What separates YouTube user Smooth McGrove from the rest of us though, aside from a glorious beard, is his ability to near-perfectly replicate every single note of the arrangement from iconic video game tunes, using nothing but his own voice.

Here’s Mr. McGroove’s rendition of Street Fighter II’s Ken stage.

Along with the Guile theme from the same game.

His specialty is covers of soundtracks for games for the Super NES, one of the last major consoles running off of cartridges and thus employing synthesized sounds to replicate instruments rather than just recording the real thing on a CD. McGroove’s repertoire spans the life of the system, and features themes from launch title F-Zero as well as fan favorite RPGs Final Fantasy VI and Chrono Trigger, both of which came towards the end of the Super NES’ life cycle.

Of course, he’s also not afraid to take on more modern or compositions, such as this piece from the series of Touhou Project shooters.

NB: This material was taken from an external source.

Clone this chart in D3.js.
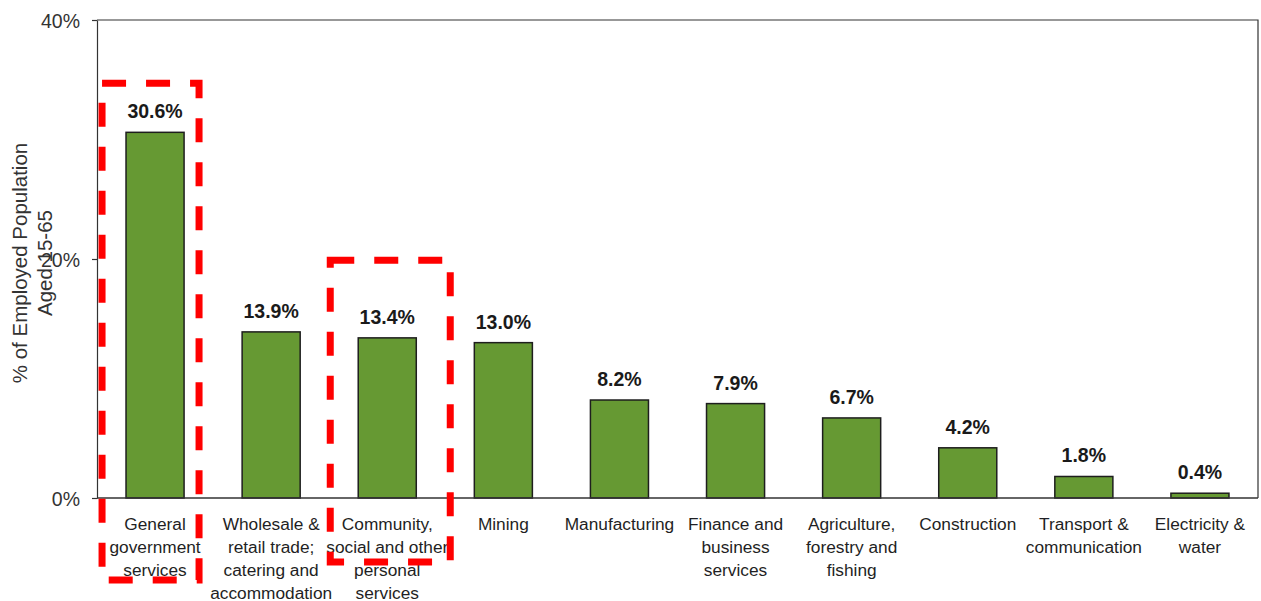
<!DOCTYPE html>
<html>
<head>
<meta charset="utf-8">
<script src="https://cdn.jsdelivr.net/npm/d3@7"></script>
<style>
  html, body { margin: 0; padding: 0; background: #fff; }
  svg { display: block; font-family: "Liberation Sans", Arial, sans-serif; }
</style>
</head>
<body>
<svg id="chart" width="1261" height="601"></svg>
<script>
// Employment by sector, % of employed population aged 15-65
const categories = [
  "General government services",
  "Wholesale & retail trade; catering and accommodation",
  "Community, social and other personal services",
  "Mining",
  "Manufacturing",
  "Finance and business services",
  "Agriculture, forestry and fishing",
  "Construction",
  "Transport & communication",
  "Electricity & water"
];
const categoryLines = [
  ["General", "government", "services"],
  ["Wholesale &", "retail trade;", "catering and", "accommodation"],
  ["Community,", "social and other", "personal", "services"],
  ["Mining"],
  ["Manufacturing"],
  ["Finance and", "business", "services"],
  ["Agriculture,", "forestry and", "fishing"],
  ["Construction"],
  ["Transport &", "communication"],
  ["Electricity &", "water"]
];
const values = [30.6, 13.9, 13.4, 13.0, 8.2, 7.9, 6.7, 4.2, 1.8, 0.4];
const yTicks = [0, 20, 40];
const yTitle = ["% of Employed Population", "Aged 15-65"];

// Highlighted sectors: category index and the % level of each frame's top edge
const highlightIndex = [0, 2];
const highlightTop = [34.7, 19.9];

const svg = d3.select("#chart");
const plotLeft = 97, plotRight = 1258, plotTop = 20, plotBottom = 498;

const x = d3.scaleBand()
  .domain(categories)
  .range([plotLeft, plotRight])
  .paddingInner(0.5)
  .paddingOuter(0.25);

const y = d3.scaleLinear().domain([0, 40]).range([plotBottom, plotTop]);

// Plot frame (top and right edges)
svg.append("path")
  .attr("d", `M${plotLeft},${plotTop}H${plotRight}V${plotBottom}`)
  .attr("fill", "none")
  .attr("stroke", "#333")
  .attr("stroke-width", 1.2);

// Bars
svg.append("g").selectAll("rect")
  .data(values)
  .join("rect")
  .attr("x", (d, i) => x(categories[i]))
  .attr("y", d => y(d))
  .attr("width", x.bandwidth())
  .attr("height", d => y(0) - y(d))
  .attr("fill", "#669933")
  .attr("stroke", "#1e1e1e")
  .attr("stroke-width", 1.5);

// Y axis
const yAxis = svg.append("g")
  .attr("transform", `translate(${plotLeft},0)`)
  .call(d3.axisLeft(y).tickValues(yTicks).tickFormat(d => d + "%").tickSize(5).tickPadding(12).tickSizeOuter(0));
yAxis.select(".domain").attr("stroke", "#333").attr("stroke-width", 1.2);
yAxis.selectAll(".tick line").attr("stroke", "#333").attr("stroke-width", 1.2);
yAxis.selectAll(".tick text")
  .attr("font-size", 19.5)
  .attr("fill", "#333")
  .attr("font-family", "Liberation Sans, Arial, sans-serif")
  .attr("dy", "0.36em");

// X axis baseline
svg.append("line")
  .attr("x1", plotLeft).attr("x2", plotRight)
  .attr("y1", y(0)).attr("y2", y(0))
  .attr("stroke", "#333")
  .attr("stroke-width", 1.4);

// Category labels
const catG = svg.append("g");
categoryLines.forEach((lines, i) => {
  const cx = x(categories[i]) + x.bandwidth() / 2;
  const t = catG.append("text")
    .attr("text-anchor", "middle")
    .attr("font-size", 17.3)
    .attr("fill", "#1f1f24");
  lines.forEach((ln, j) => {
    t.append("tspan")
      .attr("x", cx)
      .attr("y", plotBottom + 31.5 + j * 23)
      .text(ln);
  });
});

// Value labels
svg.append("g").selectAll("text")
  .data(values)
  .join("text")
  .attr("x", (d, i) => x(categories[i]) + x.bandwidth() / 2)
  .attr("y", d => y(d) - 14)
  .attr("text-anchor", "middle")
  .attr("font-size", 19.5)
  .attr("font-weight", "bold")
  .attr("fill", "#1a1a1a")
  .text(d => d.toFixed(1) + "%");

// Y axis title
const yt = svg.append("text")
  .attr("transform", `translate(27,263) rotate(-90)`)
  .attr("text-anchor", "middle")
  .attr("font-size", 20.5)
  .attr("fill", "#333");
yTitle.forEach((ln, j) => {
  yt.append("tspan").attr("x", 0).attr("dy", j === 0 ? 0 : 24.5).text(ln);
});

// Dashed highlight frames around selected sectors
const frameInset = [[53, 44, 580], [57, 63, 562]];
highlightIndex.forEach((ci, k) => {
  const cx = x(categories[ci]) + x.bandwidth() / 2;
  const x0 = cx - frameInset[k][0];
  const x1 = cx + frameInset[k][1];
  const y0 = y(highlightTop[k]);
  const y1 = frameInset[k][2];
  svg.append("rect")
    .attr("x", x0).attr("y", y0)
    .attr("width", x1 - x0).attr("height", y1 - y0)
    .attr("fill", "none")
    .attr("stroke", "#ff0000")
    .attr("stroke-width", 7)
    .attr("stroke-dasharray", "24,20");
});
</script>
</body>
</html>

McGroove’s newest video, the Ken theme above, was posted to YouTube just two days ago, and already gamers are inundating him with requests for his next project. They may have to wait a while, as depending on the song, McGroove does as many as 12 performances to produce the sounds he layers together for the final version, as shown in these pieces from Final Fantasy VII and Castelvania.

Thankfully, each song is catchy enough that we doubt anyone will walk way after one listening, and if that still isn’t enough to tide you over while waiting for McGroove’s next tune, all of the videos are worth multiple viewings to try to spot when his adorable black cat shows up.